What to produce: Show each line from the listing that includes the word "code".

Recorded information:
:::::

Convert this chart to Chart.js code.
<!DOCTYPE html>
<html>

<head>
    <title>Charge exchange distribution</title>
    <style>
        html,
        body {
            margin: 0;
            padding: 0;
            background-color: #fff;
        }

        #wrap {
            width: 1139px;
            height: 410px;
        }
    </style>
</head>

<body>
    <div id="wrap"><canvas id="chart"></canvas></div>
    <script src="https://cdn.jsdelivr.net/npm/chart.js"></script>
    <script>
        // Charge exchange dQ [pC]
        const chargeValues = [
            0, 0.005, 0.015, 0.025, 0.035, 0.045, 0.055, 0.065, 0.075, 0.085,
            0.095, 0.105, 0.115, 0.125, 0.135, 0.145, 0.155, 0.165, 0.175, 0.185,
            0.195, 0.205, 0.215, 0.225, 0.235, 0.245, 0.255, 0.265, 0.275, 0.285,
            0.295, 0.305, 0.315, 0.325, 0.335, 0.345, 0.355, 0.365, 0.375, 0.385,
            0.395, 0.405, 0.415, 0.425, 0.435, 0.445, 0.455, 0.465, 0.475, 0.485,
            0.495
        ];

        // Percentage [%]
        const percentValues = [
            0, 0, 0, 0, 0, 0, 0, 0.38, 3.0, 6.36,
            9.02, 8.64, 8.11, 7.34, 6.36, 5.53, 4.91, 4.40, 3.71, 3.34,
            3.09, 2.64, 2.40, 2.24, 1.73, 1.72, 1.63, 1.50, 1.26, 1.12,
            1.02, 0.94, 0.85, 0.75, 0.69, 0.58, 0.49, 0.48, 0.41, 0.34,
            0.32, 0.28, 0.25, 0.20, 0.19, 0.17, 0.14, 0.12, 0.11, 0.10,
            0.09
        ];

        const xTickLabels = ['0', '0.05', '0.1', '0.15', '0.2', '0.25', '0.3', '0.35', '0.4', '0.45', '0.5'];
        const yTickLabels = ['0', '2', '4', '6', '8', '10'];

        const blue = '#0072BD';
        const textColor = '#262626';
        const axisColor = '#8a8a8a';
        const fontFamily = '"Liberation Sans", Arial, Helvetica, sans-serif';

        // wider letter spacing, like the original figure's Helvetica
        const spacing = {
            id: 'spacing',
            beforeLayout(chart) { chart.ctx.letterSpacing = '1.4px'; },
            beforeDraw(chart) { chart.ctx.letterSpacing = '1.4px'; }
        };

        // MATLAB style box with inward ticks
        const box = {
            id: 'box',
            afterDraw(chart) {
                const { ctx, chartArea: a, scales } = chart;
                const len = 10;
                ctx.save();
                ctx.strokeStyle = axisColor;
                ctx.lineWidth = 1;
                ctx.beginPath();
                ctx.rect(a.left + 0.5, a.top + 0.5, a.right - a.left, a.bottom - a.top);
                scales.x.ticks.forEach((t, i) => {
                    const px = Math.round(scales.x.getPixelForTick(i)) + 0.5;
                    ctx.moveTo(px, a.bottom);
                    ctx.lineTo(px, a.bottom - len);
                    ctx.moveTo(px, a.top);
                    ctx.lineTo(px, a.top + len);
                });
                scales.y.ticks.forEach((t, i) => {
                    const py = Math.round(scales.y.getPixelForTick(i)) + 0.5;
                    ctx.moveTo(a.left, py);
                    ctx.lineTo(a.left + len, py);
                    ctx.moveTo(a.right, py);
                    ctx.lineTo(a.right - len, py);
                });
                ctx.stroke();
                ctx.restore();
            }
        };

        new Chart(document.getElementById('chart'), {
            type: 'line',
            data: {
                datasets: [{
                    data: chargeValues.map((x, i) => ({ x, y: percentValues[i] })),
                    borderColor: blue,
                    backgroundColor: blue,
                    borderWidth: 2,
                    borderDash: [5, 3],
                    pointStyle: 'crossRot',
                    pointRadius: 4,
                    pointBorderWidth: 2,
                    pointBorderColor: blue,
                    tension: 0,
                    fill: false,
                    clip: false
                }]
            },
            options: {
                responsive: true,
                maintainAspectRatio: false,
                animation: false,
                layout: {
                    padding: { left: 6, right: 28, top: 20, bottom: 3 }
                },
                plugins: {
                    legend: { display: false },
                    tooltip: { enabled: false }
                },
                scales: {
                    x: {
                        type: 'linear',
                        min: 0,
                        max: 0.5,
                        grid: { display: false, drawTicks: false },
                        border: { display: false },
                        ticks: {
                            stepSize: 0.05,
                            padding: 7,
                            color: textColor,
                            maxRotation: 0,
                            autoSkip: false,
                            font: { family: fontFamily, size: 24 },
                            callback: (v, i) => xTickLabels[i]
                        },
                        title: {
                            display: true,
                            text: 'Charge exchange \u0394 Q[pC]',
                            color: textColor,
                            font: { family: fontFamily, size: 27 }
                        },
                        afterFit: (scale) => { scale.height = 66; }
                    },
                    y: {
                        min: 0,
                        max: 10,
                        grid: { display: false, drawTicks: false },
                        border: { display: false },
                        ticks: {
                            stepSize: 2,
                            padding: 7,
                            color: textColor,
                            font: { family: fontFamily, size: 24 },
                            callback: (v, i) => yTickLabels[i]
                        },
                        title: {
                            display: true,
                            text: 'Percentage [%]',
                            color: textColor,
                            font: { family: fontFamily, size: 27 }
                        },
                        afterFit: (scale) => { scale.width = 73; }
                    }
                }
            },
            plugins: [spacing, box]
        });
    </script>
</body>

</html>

:::::

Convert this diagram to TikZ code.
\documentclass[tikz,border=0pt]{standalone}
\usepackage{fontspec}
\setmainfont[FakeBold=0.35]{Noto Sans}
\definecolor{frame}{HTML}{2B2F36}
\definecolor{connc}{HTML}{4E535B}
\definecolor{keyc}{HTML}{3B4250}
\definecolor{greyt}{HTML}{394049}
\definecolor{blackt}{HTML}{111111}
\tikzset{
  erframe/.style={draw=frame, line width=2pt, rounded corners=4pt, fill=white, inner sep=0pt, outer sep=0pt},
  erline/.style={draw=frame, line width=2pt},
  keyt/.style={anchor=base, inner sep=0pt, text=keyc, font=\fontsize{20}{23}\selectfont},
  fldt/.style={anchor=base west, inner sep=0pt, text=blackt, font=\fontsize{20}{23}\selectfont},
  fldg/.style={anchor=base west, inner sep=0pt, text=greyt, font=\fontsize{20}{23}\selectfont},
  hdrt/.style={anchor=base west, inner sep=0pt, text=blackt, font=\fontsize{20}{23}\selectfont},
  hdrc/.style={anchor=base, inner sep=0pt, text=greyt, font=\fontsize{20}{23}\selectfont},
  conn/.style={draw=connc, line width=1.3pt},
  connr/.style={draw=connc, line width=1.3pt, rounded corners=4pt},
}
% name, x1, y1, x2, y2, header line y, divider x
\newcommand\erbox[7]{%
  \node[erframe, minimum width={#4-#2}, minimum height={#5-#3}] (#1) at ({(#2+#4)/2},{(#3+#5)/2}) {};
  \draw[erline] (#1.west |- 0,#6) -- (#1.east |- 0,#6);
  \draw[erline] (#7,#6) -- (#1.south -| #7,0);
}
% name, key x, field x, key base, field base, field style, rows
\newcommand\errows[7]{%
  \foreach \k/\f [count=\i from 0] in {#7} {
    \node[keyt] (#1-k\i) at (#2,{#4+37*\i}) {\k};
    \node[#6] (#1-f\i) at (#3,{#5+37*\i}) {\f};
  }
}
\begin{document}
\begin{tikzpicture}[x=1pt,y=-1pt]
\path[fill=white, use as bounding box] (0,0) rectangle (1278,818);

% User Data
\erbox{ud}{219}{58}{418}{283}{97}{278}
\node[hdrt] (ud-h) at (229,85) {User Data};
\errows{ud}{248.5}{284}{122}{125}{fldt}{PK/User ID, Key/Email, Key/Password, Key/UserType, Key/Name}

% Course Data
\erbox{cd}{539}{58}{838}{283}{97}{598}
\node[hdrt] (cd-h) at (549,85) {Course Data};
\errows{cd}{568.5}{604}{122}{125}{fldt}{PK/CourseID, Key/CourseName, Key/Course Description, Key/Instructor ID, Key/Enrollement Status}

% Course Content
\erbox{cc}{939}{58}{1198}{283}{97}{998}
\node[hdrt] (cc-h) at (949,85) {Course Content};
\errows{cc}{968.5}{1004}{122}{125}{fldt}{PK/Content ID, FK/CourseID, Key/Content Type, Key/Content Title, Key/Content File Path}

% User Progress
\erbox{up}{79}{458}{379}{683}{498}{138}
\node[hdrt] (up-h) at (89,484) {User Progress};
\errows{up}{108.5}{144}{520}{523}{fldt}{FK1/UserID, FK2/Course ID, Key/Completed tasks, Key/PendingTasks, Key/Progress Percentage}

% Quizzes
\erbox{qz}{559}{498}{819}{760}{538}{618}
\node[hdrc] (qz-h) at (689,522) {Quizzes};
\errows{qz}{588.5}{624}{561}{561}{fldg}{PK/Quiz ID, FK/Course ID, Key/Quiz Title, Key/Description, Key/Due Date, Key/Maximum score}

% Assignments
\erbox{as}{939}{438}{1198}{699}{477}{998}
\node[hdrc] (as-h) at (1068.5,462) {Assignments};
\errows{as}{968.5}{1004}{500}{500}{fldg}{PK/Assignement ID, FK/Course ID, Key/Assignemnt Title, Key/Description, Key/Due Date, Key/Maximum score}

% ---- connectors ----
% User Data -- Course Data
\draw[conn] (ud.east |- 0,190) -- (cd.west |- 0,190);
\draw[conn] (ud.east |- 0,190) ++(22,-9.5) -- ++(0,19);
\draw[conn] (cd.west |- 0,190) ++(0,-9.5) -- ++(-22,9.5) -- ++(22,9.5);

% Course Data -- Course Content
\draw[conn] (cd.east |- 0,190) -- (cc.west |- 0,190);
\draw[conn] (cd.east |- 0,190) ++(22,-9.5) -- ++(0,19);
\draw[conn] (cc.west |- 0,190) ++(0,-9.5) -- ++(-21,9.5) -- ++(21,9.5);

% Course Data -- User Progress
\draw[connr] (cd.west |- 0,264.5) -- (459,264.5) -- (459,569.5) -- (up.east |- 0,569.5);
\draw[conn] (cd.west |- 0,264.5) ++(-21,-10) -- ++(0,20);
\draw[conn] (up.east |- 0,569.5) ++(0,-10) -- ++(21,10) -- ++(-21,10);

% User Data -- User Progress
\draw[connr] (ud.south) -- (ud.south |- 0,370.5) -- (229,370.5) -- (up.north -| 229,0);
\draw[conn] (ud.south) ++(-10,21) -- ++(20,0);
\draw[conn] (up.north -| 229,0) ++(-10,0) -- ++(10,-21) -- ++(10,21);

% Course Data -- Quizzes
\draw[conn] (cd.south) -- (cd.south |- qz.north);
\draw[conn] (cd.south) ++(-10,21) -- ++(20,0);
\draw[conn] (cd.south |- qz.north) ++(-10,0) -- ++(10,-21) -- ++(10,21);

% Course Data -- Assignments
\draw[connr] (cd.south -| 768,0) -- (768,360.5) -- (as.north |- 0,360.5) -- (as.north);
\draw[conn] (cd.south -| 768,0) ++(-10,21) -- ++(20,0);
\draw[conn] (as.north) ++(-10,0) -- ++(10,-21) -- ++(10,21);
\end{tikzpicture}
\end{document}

:::::

Expected answer:
Convert this chart to Chart.js code.
Convert this diagram to TikZ code.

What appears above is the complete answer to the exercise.